Interview parue dans Nice-Matin le 22 septembre 2015.
Votre sentiment sur la nouvelle victoire de Tsipras en Grèce ?
Je m’en réjouis. La droite grecque pensait que son heure était venue et elle a perdu une fois de plus. La victoire de Tsipras montre que ce que l’Eurogroupe a imposé à la Grèce ne se termine pas en plus par une débâcle électorale. Voilà pour les aspects positifs. Après, très franchement, je suis sans illusion. Le mémorandum imposé à la Grèce conduit ce pays à la ruine. Je préfère que ce soit Alexis Tsipras qui dirige la suite des événements, mais le mémorandum d’austérité s’applique. Je regrette que la fraction de gauche de Syriza n’ait pas d’élu : parfois on paie cher la fidélité à ses convictions.
Concernant les migrants, vous dites que le vrai réalisme consiste à empêcher les gens de partir.
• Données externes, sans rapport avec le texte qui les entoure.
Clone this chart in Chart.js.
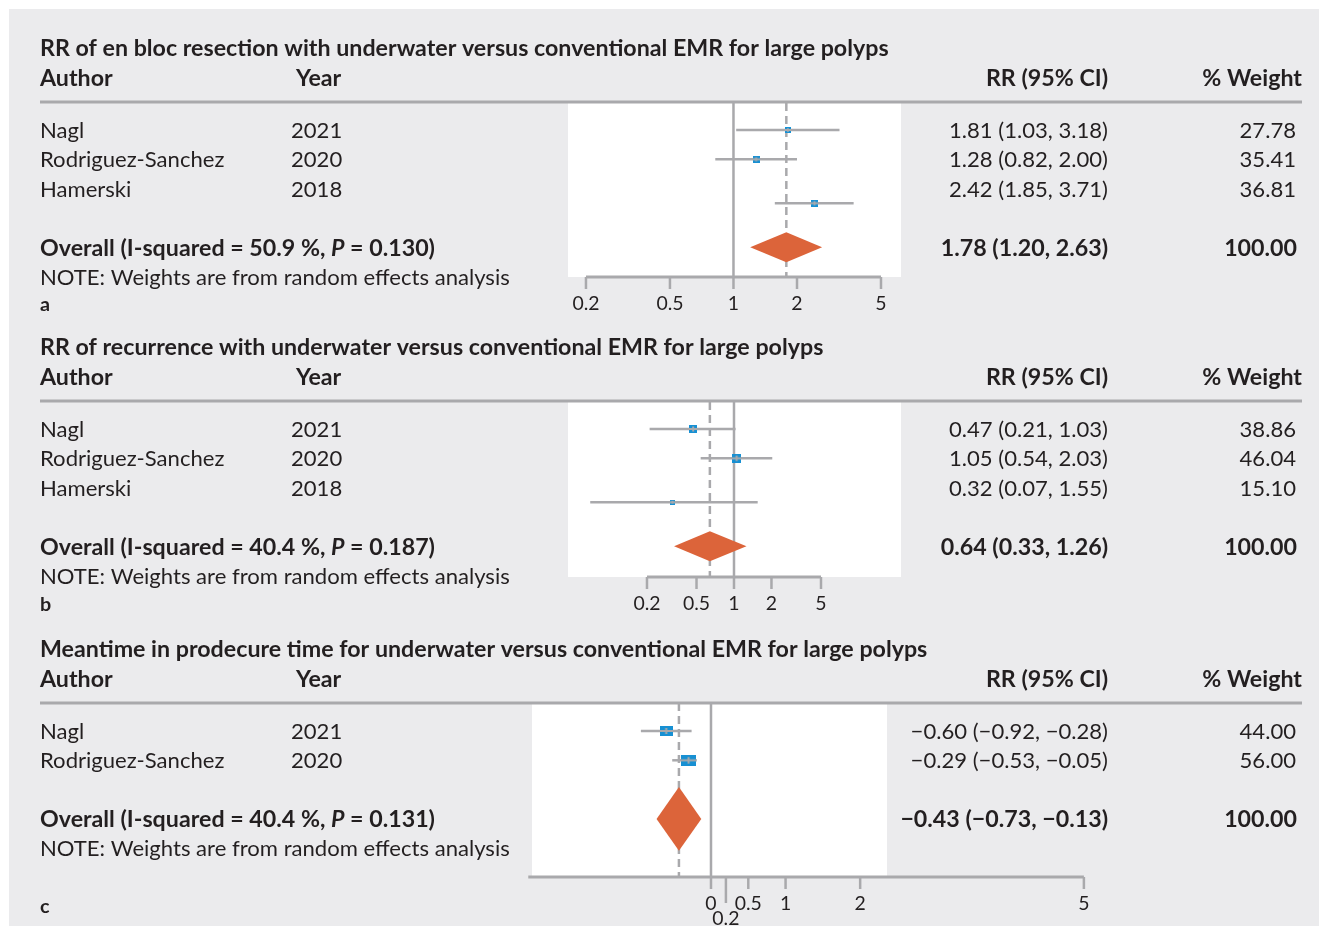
<!DOCTYPE html>
<html>
<head>
<meta charset="utf-8">
<script src="https://cdn.jsdelivr.net/npm/chart.js@4.4.1/dist/chart.umd.min.js"></script>
<style>
  html, body { margin: 0; padding: 0; background: #fff; }
  #bg { position: absolute; left: 9px; top: 9px; width: 1310px; height: 917px; background: #ebebed; }
  canvas.fp { position: absolute; left: 0; top: 0; }
</style>
</head>
<body>
<div id="bg"></div>
<canvas id="chartA" class="fp" width="1319" height="926"></canvas>
<canvas id="chartB" class="fp" width="1319" height="926"></canvas>
<canvas id="chartC" class="fp" width="1319" height="926"></canvas>
<script>
// ---- data ----
const authors = ['Nagl', 'Rodriguez-Sanchez', 'Hamerski'];
const years = ['2021', '2020', '2018'];

// a: en bloc resection (CI ends as plotted in the figure)
const rrEnBloc = [1.81, 1.28, 2.42];
const loEnBloc = [1.03, 0.82, 1.57];
const hiEnBloc = [3.18, 2.00, 3.71];
const ciTextEnBloc = ['1.81 (1.03, 3.18)', '1.28 (0.82, 2.00)', '2.42 (1.85, 3.71)'];
const weightEnBloc = [27.78, 35.41, 36.81];
const overallEnBloc = [1.78, 1.20, 2.63];
const rowsEnBloc = [1, 2, 3.5];

// b: recurrence
const rrRecur = [0.47, 1.05, 0.32];
const loRecur = [0.21, 0.54, 0.07];
const hiRecur = [1.03, 2.03, 1.55];
const ciTextRecur = ['0.47 (0.21, 1.03)', '1.05 (0.54, 2.03)', '0.32 (0.07, 1.55)'];
const weightRecur = [38.86, 46.04, 15.10];
const overallRecur = [0.64, 0.33, 1.26];
const rowsRecur = [1, 2, 3.5];

// c: procedure time (plotted CI as drawn in the figure)
const mdTime = [-0.60, -0.30];
const loTime = [-0.94, -0.52];
const hiTime = [-0.26, -0.19];
const ciTextTime = ['\u22120.60 (\u22120.92, \u22120.28)', '\u22120.29 (\u22120.53, \u22120.05)'];
const weightTime = [44.00, 56.00];
const overallTime = [-0.43, -0.73, -0.13];
const rowsTime = [1, 2];

const ticksRR = [0.2, 0.5, 1, 2, 5];
const ticksTime = [0, 0.2, 0.5, 1, 2, 5];

// ---- style ----
const fontFamily = 'Lato, "Noto Sans", sans-serif';
const textColor = '#231f20';
const lineGray = '#a9a9ac';
const boxBlue = '#1790d3';
const diamondOrange = '#dc643a';
const rowStep = 29.3;

function fitSize(text, weight, target) {
  const g = document.createElement('canvas').getContext('2d');
  g.font = weight + ' 100px ' + fontFamily;
  return 100 * target / g.measureText(text).width;
}
const regSize = fitSize('NOTE: Weights are from random effects analysis', 'normal', 470);
const boldSize = fitSize('RR of en bloc resection with underwater versus conventional EMR for large polyps', 'bold', 849);
const tickSize = regSize * 0.88;

function font(style, size) { return style + ' ' + size.toFixed(2) + 'px ' + fontFamily; }

function makeBox(w, h) {
  const c = document.createElement('canvas');
  c.width = Math.max(4, Math.round(w));
  c.height = Math.max(4, Math.round(h));
  const g = c.getContext('2d');
  g.fillStyle = boxBlue;
  g.fillRect(0, 0, c.width, c.height);
  g.strokeStyle = lineGray;
  g.lineWidth = 2;
  g.beginPath();
  g.moveTo(0, c.height / 2); g.lineTo(c.width, c.height / 2);
  const vh = Math.max(1.5, c.height * 0.3);
  g.moveTo(c.width / 2, c.height / 2 - vh); g.lineTo(c.width / 2, c.height / 2 + vh);
  g.stroke();
  return c;
}

const panels = [
  { id: 'chartA', title: 'RR of en bloc resection with underwater versus conventional EMR for large polyps', letter: 'a',
    est: rrEnBloc, lo: loEnBloc, hi: hiEnBloc, ciText: ciTextEnBloc, weight: weightEnBloc, overall: overallEnBloc,
    overallText: '1.78 (1.20, 2.63)', i2: '50.9', p: '0.130', rows: rowsEnBloc, overallRow: 5, diamondHalf: 0.51,
    xType: 'logarithmic', xMin: 0.1644, xMax: 6.22, ticks: ticksRR, axisFrom: 0.2, axisTo: 5, nullValue: 1,
    area: { left: 568, right: 901, top: 103, bottom: 277 }, row1: 130, letterY: 304, boxK: 1.15, boxAspect: 1 },
  { id: 'chartB', title: 'RR of recurrence with underwater versus conventional EMR for large polyps', letter: 'b',
    est: rrRecur, lo: loRecur, hi: hiRecur, ciText: ciTextRecur, weight: weightRecur, overall: overallRecur,
    overallText: '0.64 (0.33, 1.26)', i2: '40.4', p: '0.187', rows: rowsRecur, overallRow: 5, diamondHalf: 0.51,
    xType: 'logarithmic', xMin: 0.0464, xMax: 21.96, ticks: ticksRR, axisFrom: 0.2, axisTo: 5, nullValue: 1,
    area: { left: 568, right: 901, top: 402, bottom: 577 }, row1: 429, letterY: 604, boxK: 1.3, boxAspect: 1 },
  { id: 'chartC', title: 'Meantime in prodecure time for underwater versus conventional EMR for large polyps', letter: 'c',
    est: mdTime, lo: loTime, hi: hiTime, ciText: ciTextTime, weight: weightTime, overall: overallTime,
    overallText: '\u22120.43 (\u22120.73, \u22120.13)', i2: '40.4', p: '0.131', rows: rowsTime, overallRow: 4, diamondHalf: 1.09,
    xType: 'linear', xMin: -2.40, xMax: 2.36, ticks: ticksTime, axisFrom: -2.45, axisTo: 5, nullValue: 0,
    area: { left: 532, right: 887, top: 703, bottom: 877 }, row1: 731, letterY: 906, boxK: 2.0, boxAspect: 0.72 }
];

const panelById = {};
panels.forEach(p => { panelById[p.id] = p; });

function drawParts(ctx, parts, x, y) {
  let cx = x;
  parts.forEach(([str, style, size]) => {
    ctx.font = font(style, size);
    ctx.fillText(str, cx, y);
    cx += ctx.measureText(str).width;
  });
}

const forestPlugin = {
  id: 'forestPlugin',
  beforeDraw(chart) {
    const a = chart.chartArea, ctx = chart.ctx;
    ctx.save();
    ctx.fillStyle = '#ffffff';
    ctx.fillRect(a.left, a.top, a.right - a.left, a.bottom - a.top);
    ctx.restore();
  },
  afterDatasetsDraw(chart) {
    const p = panelById[chart.canvas.id];
    const x = chart.scales.x, a = chart.chartArea, ctx = chart.ctx;
    const y0 = a.bottom;
    ctx.save();
    ctx.strokeStyle = lineGray;
    ctx.lineWidth = 3;
    ctx.beginPath();
    ctx.moveTo(x.getPixelForValue(p.axisFrom), y0);
    ctx.lineTo(x.getPixelForValue(p.axisTo), y0);
    ctx.stroke();
    ctx.fillStyle = textColor;
    ctx.font = font('normal', tickSize);
    ctx.textAlign = 'center';
    ctx.textBaseline = 'middle';
    let lastRight = -1e9;
    p.ticks.forEach(t => {
      const px = x.getPixelForValue(t);
      const label = String(t);
      const w = ctx.measureText(label).width;
      const low = px - w / 2 < lastRight + 2;
      ctx.lineWidth = 2.5;
      ctx.beginPath();
      ctx.moveTo(px, y0);
      ctx.lineTo(px, y0 + (low ? 26 : 12));
      ctx.stroke();
      ctx.fillText(label, px, y0 + (low ? 42 : 27));
      if (!low) lastRight = px + w / 2;
    });
    ctx.restore();
  },
  afterDraw(chart) {
    const p = panelById[chart.canvas.id];
    const ctx = chart.ctx, ys = chart.scales.y;
    ctx.save();
    ctx.fillStyle = textColor;
    ctx.textBaseline = 'middle';
    ctx.textAlign = 'left';
    const titleY = p.row1 - 81, headY = p.row1 - 51, sepY = p.row1 - 28;
    ctx.font = font('bold', boldSize);
    ctx.fillText(p.title, 40, titleY);
    ctx.fillText('Author', 40, headY);
    ctx.fillText('Year', 296, headY);
    ctx.textAlign = 'right';
    ctx.fillText('RR (95% CI)', 1108, headY);
    ctx.fillText('% Weight', 1302, headY);
    ctx.strokeStyle = lineGray;
    ctx.lineWidth = 3;
    ctx.beginPath();
    ctx.moveTo(40, sepY); ctx.lineTo(1302, sepY);
    ctx.stroke();

    ctx.font = font('normal', regSize);
    p.est.forEach((e, i) => {
      const ry = ys.getPixelForValue(i + 1) + 1;
      ctx.textAlign = 'left';
      ctx.fillText(authors[i], 40, ry);
      ctx.fillText(years[i], 291, ry);
      ctx.textAlign = 'right';
      ctx.fillText(p.ciText[i], 1108, ry);
      ctx.fillText(p.weight[i].toFixed(2), 1296, ry);
    });

    const oy = ys.getPixelForValue(p.overallRow) + 1;
    ctx.textAlign = 'left';
    drawParts(ctx, [
      ['Overall (I-squared = ' + p.i2 + ' %, ', 'bold', boldSize],
      ['P', 'italic bold', boldSize],
      [' = ' + p.p + ')', 'bold', boldSize]
    ], 40, oy);
    ctx.textAlign = 'right';
    ctx.font = font('bold', boldSize);
    ctx.fillText(p.overallText, 1108, oy);
    ctx.fillText('100.00', 1297, oy);

    ctx.textAlign = 'left';
    ctx.font = font('normal', regSize);
    ctx.fillText('NOTE: Weights are from random effects analysis', 40, ys.getPixelForValue(p.overallRow + 1) + 1);
    ctx.font = font('bold', boldSize * 0.85);
    ctx.fillText(p.letter, 40, p.letterY + 1);
    ctx.restore();
  }
};

panels.forEach(p => {
  const yMin = 1 + (p.area.top - p.row1) / rowStep;
  const yMax = 1 + (p.area.bottom - p.row1) / rowStep;
  const [oe, ol, oh] = p.overall;
  const dr = p.overallRow, dh = p.diamondHalf;
  const datasets = [];
  datasets.push({ data: [{ x: p.nullValue, y: yMin }, { x: p.nullValue, y: yMax }],
    borderColor: lineGray, borderWidth: 2.5, pointRadius: 0, order: 20 });
  datasets.push({ data: [{ x: oe, y: yMin }, { x: oe, y: yMax }],
    borderColor: lineGray, borderWidth: 2.5, borderDash: [8, 5], pointRadius: 0, order: 19 });
  datasets.push({ data: [{ x: ol, y: dr }, { x: oe, y: dr - dh }, { x: oh, y: dr }, { x: oe, y: dr + dh }, { x: ol, y: dr }],
    fill: 'shape', backgroundColor: diamondOrange, borderColor: 'rgba(0,0,0,0)', borderWidth: 1, pointRadius: 0, order: 15 });
  p.est.forEach((e, i) => {
    datasets.push({ data: [{ x: p.lo[i], y: p.rows[i] }, { x: p.hi[i], y: p.rows[i] }],
      borderColor: lineGray, borderWidth: 2.5, pointRadius: 0, order: 12 });
  });
  datasets.push({ data: p.est.map((e, i) => ({ x: e, y: p.rows[i] })), showLine: false,
    pointStyle: p.weight.map(w => { const s = p.boxK * Math.sqrt(w); return makeBox(s, s * p.boxAspect); }),
    pointRadius: 5, order: 10 });

  new Chart(document.getElementById(p.id), {
    type: 'line',
    data: { datasets: datasets },
    plugins: [forestPlugin],
    options: {
      responsive: false,
      animation: false,
      devicePixelRatio: 1,
      layout: { padding: { left: p.area.left, right: 1319 - p.area.right, top: p.area.top, bottom: 926 - p.area.bottom } },
      elements: { line: { tension: 0 } },
      plugins: { legend: { display: false }, tooltip: { enabled: false } },
      scales: {
        x: { type: p.xType, min: p.xMin, max: p.xMax, display: false },
        y: { type: 'linear', min: yMin, max: yMax, reverse: true, display: false }
      }
    }
  });
});
</script>
</body>
</html>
De quelle manière ?
D’abord en négociant avec ceux qui sont directement impliqués dans les guerres et qui sont soigneusement cachés. C’est-à-dire tous les pays du Moyen-Orient : l’Arabie Saoudite, le Qatar, l’Iran, la Turquie, qui tous ont les doigts dans ces guerres, arment, financent, permettent à Daesh d’avoir 500 millions de dollars d’avoirs dans les banques et de vendre du pétrole en contrebande jusqu’en Europe. Arrêter les guerres n’est pas un objectif impossible, elles n’ont lieu que parce qu’il y a des armes et de l’argent qui ne tombent pas du ciel. Il faut par ailleurs arrêter les accords de libre-échange de l’Europe avec l’Afrique, qui se font dans des conditions de déloyauté : l’ouverture absolue des frontières ruine les économies locales et met en mouvement des masses de gens. Commençons par faire cela, parce que bientôt vont arriver par dizaines de millions les migrants climatiques qui viendront s’ajouter à ceux que l’on connaît déjà. Il est temps de commencer à régler les problèmes et d’arrêter de faire croire aux gens que si on a un peu de générosité, tout sera résolu. Ce n’est pas vrai.
Les déclarations d’Emmanuel Macron sur le temps de travail et les fonctionnaires ?
Elles prouvent bien que le cœur de la politique gouvernementale est à droite. Monsieur Macron ne dit pas cela de sa seule initiative. Il prépare à des évolutions que je condamne formellement. Après avoir obligé les gens à travailler le dimanche et la nuit, combien d’autres acquis sociaux fondamentaux vont être remis en cause ? Le statut des fonctionnaires n’est pas un privilège, c’est un acquis et c’est aussi un outil pour l’État, pour sa stabilité, sa rationalité, sa capacité à intervenir. Si maintenant on veut aussi précariser la colonne vertébrale de la France qu’est son État, on court à un désastre de très grande ampleur, parce que la France est construite autour de cet État.
Jean-Christophe Cambadélis veut sonder l’électorat de gauche sur des listes communes aux régionales. Votre avis sur cette démarche ?
Il devrait se poser la question de savoir pourquoi il y a désunion. Ce n’est pas le fait des électeurs de gauche, ni de notre fait. Ce sont Manuel Valls et François Hollande qui ont divisé toute la gauche, ce sont eux qui ont ruiné leur majorité parlementaire. Et maintenant, ils viennent nous demander si nous voulons l’union, mais pour quoi faire ? Pour approuver leur politique que tout le monde désapprouve ? C’est une question qui n’a aucun sens, une opération de communication sans contenu politique.